# My microphone won't work!



## GodOfWar000 (Jul 28, 2008)

Hey guys , I'm using Real'thek HD Audio Driver and whenever I plug the microphone into the "pink" thingy it does tell me that a jack device is connected , but I tried to speak on Skype and I can't talk ...
Do I have to setup something? I am sure that my microphone is fine!


----------



## Pauldo (Jun 22, 2008)

Is the mic being plugged into the front or back and are you trying to listen to music (or anything else) when you do this?

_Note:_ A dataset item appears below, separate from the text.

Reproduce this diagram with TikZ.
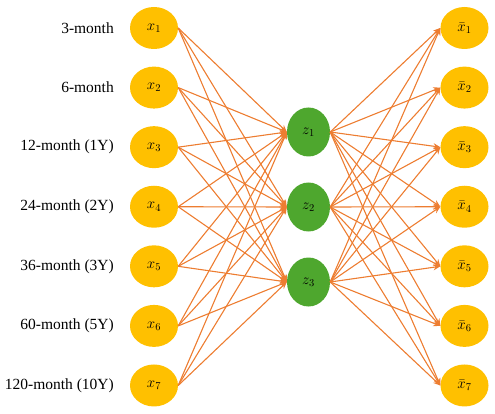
\RequirePackage{fix-cm}
\documentclass[tikz,border=0pt]{standalone}
\usepackage{fontspec}
\setmainfont{Liberation Serif}
\usetikzlibrary{shapes.geometric,arrows.meta}
\definecolor{nodeyellow}{HTML}{FFC000}
\definecolor{nodegreen}{HTML}{4EA72E}
\definecolor{lineorange}{HTML}{ED7D31}
\begin{document}
\begin{tikzpicture}[x=1pt,y=-1pt,
  inbox/.style={ellipse,fill=nodeyellow,minimum width=48pt,minimum height=42pt,inner sep=0pt,font=\fontsize{15}{17}\selectfont},
  hidbox/.style={ellipse,fill=nodegreen,minimum width=43pt,minimum height=49pt,inner sep=0pt,font=\fontsize{15}{17}\selectfont},
  lab/.style={anchor=east,inner sep=0pt,font=\fontsize{15.5}{18}\selectfont},
  conn/.style={draw=lineorange,line width=1.1pt,-{Stealth[length=7pt,width=6pt]}}]
\useasboundingbox (0,0) rectangle (495,414);
\foreach \i/\t in {1/3-month,2/6-month,3/12-month (1Y),4/24-month (2Y),5/36-month (3Y),6/60-month (5Y),7/120-month (10Y)}{
  \pgfmathsetmacro{\yy}{28+59.58*(\i-1)}
  \node[inbox] (x\i) at (154,\yy) {$x_{\i}$};
  \node[inbox] (y\i) at (464.5,\yy) {$\bar{x}_{\i}$};
  \node[lab] (l\i) at (114,\yy) {\t};
}
\foreach \j in {1,2,3}{
  \pgfmathsetmacro{\yy}{132+75*(\j-1)}
  \node[hidbox] (z\j) at (308.5,\yy) {$z_{\j}$};
}
\foreach \i in {1,...,7}{
  \foreach \j in {1,2,3}{
    \draw[conn] (x\i.east) -- (z\j.west);
    \draw[conn] (z\j.east) -- (y\i.west);
  }
}
\end{tikzpicture}
\end{document}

You can try testing your mic. Start --> Control Panel --> Sounds and Audio Devices --> Voice tab. Click on Test Hardware and follow the steps in the Wizard.

Pauldo


----------



## GodOfWar000 (Jul 28, 2008)

I've plugged it in the back and I tried the voice test thing still didn't work


----------



## Pauldo (Jun 22, 2008)

Mic doesn't work or won't work in Skype?

Have you looked under Skype / Tools / Options / Audio Settings?

Pauldo


----------



## veritas88 (Feb 4, 2009)

I had a similar issue a little while ago until I found out I didn't have it enabled...
Assuming you're running XP, right click on the volume icon in your system tray (far right on the taskbar) go to options click on properties and select recording and hit ok.
Make sure the select option under Microphone is checked and turn up the volume if necessary.
Hope that solves your issue.


----------



## kimv28 (Dec 12, 2009)

I have one of those cheap microphones with the on off switch on the front/top of the base that slides from on to off. I don't remember the brand and it does not have brand name on it. Anyways my computer recognizes it but I still get nothing. I seem to remember having to hold something down while using it in the past but nothing I try seems to work. I don't know if I gave enough info about the mic but I hope someone knows what I am talking about and can help me.


----------



## sabiasabeen (Nov 27, 2011)

i have windows 7 and facing the same problem plz help me


----------